• Written instruction: Would you repeat the listing exactly but omit every picture?

### Given material ###

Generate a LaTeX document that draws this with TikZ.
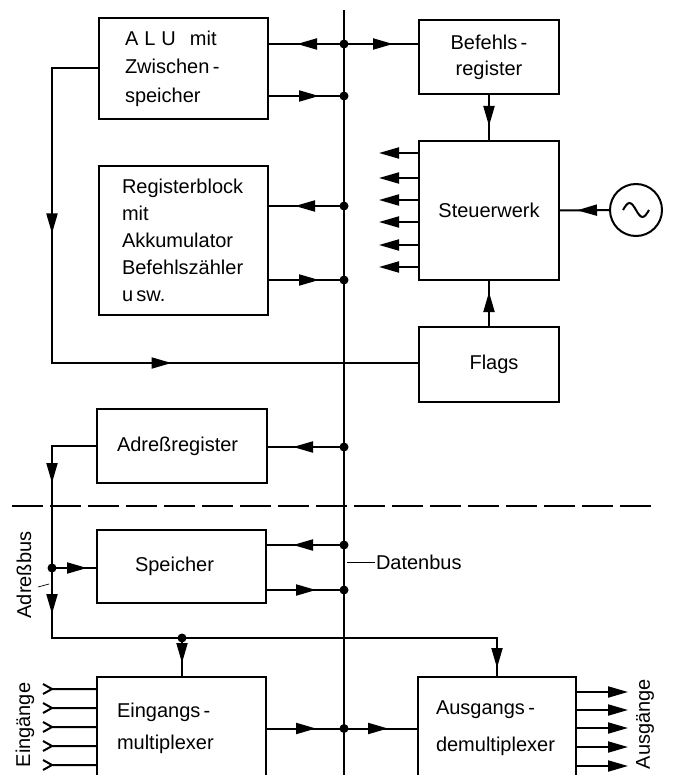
\documentclass[tikz,border=0pt]{standalone}
\usepackage{fontspec}
\setmainfont{Liberation Sans}
\usetikzlibrary{arrows.meta,decorations.markings}

\begin{document}
\begin{tikzpicture}[x=1pt,y=-1pt,
  line width=2pt,
  >={Triangle[length=20pt,width=11pt]},
  box/.style={draw, rectangle, inner sep=0pt, align=left,
    font=\fontsize{20}{27}\selectfont},
  cbox/.style={box, align=center},
  lbl/.style={font=\fontsize{20}{24}\selectfont, inner sep=0pt},
  arr at/.style={postaction={decorate, decoration={markings,
    mark=at position #1 with {\arrow{>}}}}},
  lead/.style={line width=0.7pt}
]
\useasboundingbox (0,0) rectangle (672,775);
\clip (0,0) rectangle (672,775);

% ---- functional blocks ----
\node[box, minimum width=169pt, minimum height=101pt, text width=117pt,
  font=\fontsize{20}{28.5}\selectfont] (alu) at (183.5,68.5)
  {A\kern6pt L\kern6pt U\kern14pt mit\\Zwischen\,-\\speicher};
\node[box, minimum width=169pt, minimum height=149pt, text width=123pt]
  (reg) at (183.5,240.5)
  {Registerblock\\mit\\Akkumulator\\Befehlszähler\\u\,sw.};
\node[cbox, minimum width=140pt, minimum height=74pt,
  font=\fontsize{20}{26}\selectfont] (befr) at (489,57)
  {Befehls\,-\\register};
\node[cbox, minimum width=140pt, minimum height=139pt] (steu) at (489,210.5)
  {Steuerwerk};
\node[cbox, minimum width=140pt, minimum height=75pt] (flags) at (489,364.5)
  {\kern10pt Flags};
\node[box, minimum width=170pt, minimum height=74pt, text width=130pt]
  (adr) at (182,446) {Adreßregister};
\node[box, minimum width=169pt, minimum height=73pt, text width=93pt]
  (spei) at (181.5,566.5) {Speicher};
\node[box, minimum width=169pt, minimum height=103pt, text width=129pt,
  font=\fontsize{20}{32}\selectfont] (ein) at (181.5,728.5)
  {Eingangs\,-\\multiplexer};
\node[box, minimum width=158pt, minimum height=103pt, text width=122pt,
  font=\fontsize{20}{33}\selectfont] (aus) at (497,728.5)
  {Ausgangs\,-\\\kern4pt demultiplexer};
\node[draw, circle, minimum size=52pt, inner sep=0pt] (osc) at (636,210) {};
\draw ([xshift=-13pt]osc.center) sin ++(6.5,-7) cos ++(6.5,7)
  sin ++(6.5,7) cos ++(6.5,-7);

% ---- data bus ----
\coordinate (btop) at (344,10);
\coordinate (bbot) at (344,780);
\draw (btop) -- (bbot);
\coordinate (b1) at (344,44);
\coordinate (b2) at (344,96);
\coordinate (b3) at (344,206);
\coordinate (b4) at (344,280);
\coordinate (b5) at (344,447);
\coordinate (b6) at (344,545);
\coordinate (b7) at (344,590);
\coordinate (b8) at (344,728.5);

\draw[arr at=47pt] (b1) -- (alu.east |- b1);
\draw[arr at=49pt] (b1) -- (befr.west |- b1);
\draw[arr at=50pt] (alu.east |- b2) -- (b2);
\draw[arr at=49pt] (b3) -- (reg.east |- b3);
\draw[arr at=50pt] (reg.east |- b4) -- (b4);
\draw[arr at=51pt] (b5) -- (adr.east |- b5);
\draw[arr at=51pt] (b6) -- (spei.east |- b6);
\draw[arr at=49pt] (spei.east |- b7) -- (b7);
\draw[arr at=49pt] (ein.east) -- (b8);
\draw[arr at=44pt] (b8) -- (aus.west);
\foreach \p in {b1,b2,b3,b4,b5,b6,b7,b8}
  \fill (\p) circle[radius=4.5pt];

% ---- control unit ----
\draw[arr at=31pt] (befr.south) -- (steu.north);
\draw[arr at=34pt] (flags.north) -- (steu.south);
\draw[arr at=32pt] (osc.west) -- (steu.east);
\foreach \y in {153,178,200,222,245,267}
  \draw[->] (steu.west |- 0,\y) -- ++(-39,0);

% ---- flag feedback from the ALU ----
\coordinate (lp) at (52,363);
\draw[arr at=211pt, arr at=460pt] (alu.west) -| (lp) -- (lp -| flags.west);

% ---- address bus ----
\coordinate (ab) at (52,638);
\coordinate (ad) at (52,568);
\coordinate (ae) at (182,638);
\draw[arr at=81pt, arr at=212pt, arr at=711pt] (adr.west) -| (ab) -| (aus.north);
\draw[arr at=35pt] (ad) -- (ad -| spei.west);
\draw[arr at=25pt] (ae) -- (ae |- ein.north);
\fill (ad) circle[radius=4.5pt];
\fill (ae) circle[radius=4.5pt];

% ---- memory boundary ----
\draw[dash pattern=on 31pt off 7pt] (12,506) -- (656,506);

% ---- inputs and outputs ----
\foreach \y in {689,708,727,746,765}
  \draw (ein.west |- 0,\y) -- (52,\y) (43,\y-5) -- (52,\y) -- (43,\y+5);
\foreach \y in {692,710,728,747,766}
  \draw[->] (aus.east |- 0,\y) -- (628,\y);

% ---- labels ----
\node[lbl, rotate=90] (lab) at (24,575) {Adreßbus};
\draw[lead] (38,587) -- (49,584);
\node[lbl, anchor=west] (ldb) at (375,562) {Datenbus};
\draw[lead] (347,562) -- (ldb.west);
\node[lbl, rotate=90] (lein) at (25,725) {Eingänge};
\node[lbl, rotate=90] (laus) at (645,724) {Ausgänge};
\end{tikzpicture}
\end{document}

###

• Final answer:
Generate a LaTeX document that draws this with TikZ.
\documentclass[tikz,border=0pt]{standalone}
\usepackage{fontspec}
\setmainfont{Liberation Sans}
\usetikzlibrary{arrows.meta,decorations.markings}

\begin{document}
\begin{tikzpicture}[x=1pt,y=-1pt,
  line width=2pt,
  >={Triangle[length=20pt,width=11pt]},
  box/.style={draw, rectangle, inner sep=0pt, align=left,
    font=\fontsize{20}{27}\selectfont},
  cbox/.style={box, align=center},
  lbl/.style={font=\fontsize{20}{24}\selectfont, inner sep=0pt},
  arr at/.style={postaction={decorate, decoration={markings,
    mark=at position #1 with {\arrow{>}}}}},
  lead/.style={line width=0.7pt}
]
\useasboundingbox (0,0) rectangle (672,775);
\clip (0,0) rectangle (672,775);

% ---- functional blocks ----
\node[box, minimum width=169pt, minimum height=101pt, text width=117pt,
  font=\fontsize{20}{28.5}\selectfont] (alu) at (183.5,68.5)
  {A\kern6pt L\kern6pt U\kern14pt mit\\Zwischen\,-\\speicher};
\node[box, minimum width=169pt, minimum height=149pt, text width=123pt]
  (reg) at (183.5,240.5)
  {Registerblock\\mit\\Akkumulator\\Befehlszähler\\u\,sw.};
\node[cbox, minimum width=140pt, minimum height=74pt,
  font=\fontsize{20}{26}\selectfont] (befr) at (489,57)
  {Befehls\,-\\register};
\node[cbox, minimum width=140pt, minimum height=139pt] (steu) at (489,210.5)
  {Steuerwerk};
\node[cbox, minimum width=140pt, minimum height=75pt] (flags) at (489,364.5)
  {\kern10pt Flags};
\node[box, minimum width=170pt, minimum height=74pt, text width=130pt]
  (adr) at (182,446) {Adreßregister};
\node[box, minimum width=169pt, minimum height=73pt, text width=93pt]
  (spei) at (181.5,566.5) {Speicher};
\node[box, minimum width=169pt, minimum height=103pt, text width=129pt,
  font=\fontsize{20}{32}\selectfont] (ein) at (181.5,728.5)
  {Eingangs\,-\\multiplexer};
\node[box, minimum width=158pt, minimum height=103pt, text width=122pt,
  font=\fontsize{20}{33}\selectfont] (aus) at (497,728.5)
  {Ausgangs\,-\\\kern4pt demultiplexer};
\node[draw, circle, minimum size=52pt, inner sep=0pt] (osc) at (636,210) {};
\draw ([xshift=-13pt]osc.center) sin ++(6.5,-7) cos ++(6.5,7)
  sin ++(6.5,7) cos ++(6.5,-7);

% ---- data bus ----
\coordinate (btop) at (344,10);
\coordinate (bbot) at (344,780);
\draw (btop) -- (bbot);
\coordinate (b1) at (344,44);
\coordinate (b2) at (344,96);
\coordinate (b3) at (344,206);
\coordinate (b4) at (344,280);
\coordinate (b5) at (344,447);
\coordinate (b6) at (344,545);
\coordinate (b7) at (344,590);
\coordinate (b8) at (344,728.5);

\draw[arr at=47pt] (b1) -- (alu.east |- b1);
\draw[arr at=49pt] (b1) -- (befr.west |- b1);
\draw[arr at=50pt] (alu.east |- b2) -- (b2);
\draw[arr at=49pt] (b3) -- (reg.east |- b3);
\draw[arr at=50pt] (reg.east |- b4) -- (b4);
\draw[arr at=51pt] (b5) -- (adr.east |- b5);
\draw[arr at=51pt] (b6) -- (spei.east |- b6);
\draw[arr at=49pt] (spei.east |- b7) -- (b7);
\draw[arr at=49pt] (ein.east) -- (b8);
\draw[arr at=44pt] (b8) -- (aus.west);
\foreach \p in {b1,b2,b3,b4,b5,b6,b7,b8}
  \fill (\p) circle[radius=4.5pt];

% ---- control unit ----
\draw[arr at=31pt] (befr.south) -- (steu.north);
\draw[arr at=34pt] (flags.north) -- (steu.south);
\draw[arr at=32pt] (osc.west) -- (steu.east);
\foreach \y in {153,178,200,222,245,267}
  \draw[->] (steu.west |- 0,\y) -- ++(-39,0);

% ---- flag feedback from the ALU ----
\coordinate (lp) at (52,363);
\draw[arr at=211pt, arr at=460pt] (alu.west) -| (lp) -- (lp -| flags.west);

% ---- address bus ----
\coordinate (ab) at (52,638);
\coordinate (ad) at (52,568);
\coordinate (ae) at (182,638);
\draw[arr at=81pt, arr at=212pt, arr at=711pt] (adr.west) -| (ab) -| (aus.north);
\draw[arr at=35pt] (ad) -- (ad -| spei.west);
\draw[arr at=25pt] (ae) -- (ae |- ein.north);
\fill (ad) circle[radius=4.5pt];
\fill (ae) circle[radius=4.5pt];

% ---- memory boundary ----
\draw[dash pattern=on 31pt off 7pt] (12,506) -- (656,506);

% ---- inputs and outputs ----
\foreach \y in {689,708,727,746,765}
  \draw (ein.west |- 0,\y) -- (52,\y) (43,\y-5) -- (52,\y) -- (43,\y+5);
\foreach \y in {692,710,728,747,766}
  \draw[->] (aus.east |- 0,\y) -- (628,\y);

% ---- labels ----
\node[lbl, rotate=90] (lab) at (24,575) {Adreßbus};
\draw[lead] (38,587) -- (49,584);
\node[lbl, anchor=west] (ldb) at (375,562) {Datenbus};
\draw[lead] (347,562) -- (ldb.west);
\node[lbl, rotate=90] (lein) at (25,725) {Eingänge};
\node[lbl, rotate=90] (laus) at (645,724) {Ausgänge};
\end{tikzpicture}
\end{document}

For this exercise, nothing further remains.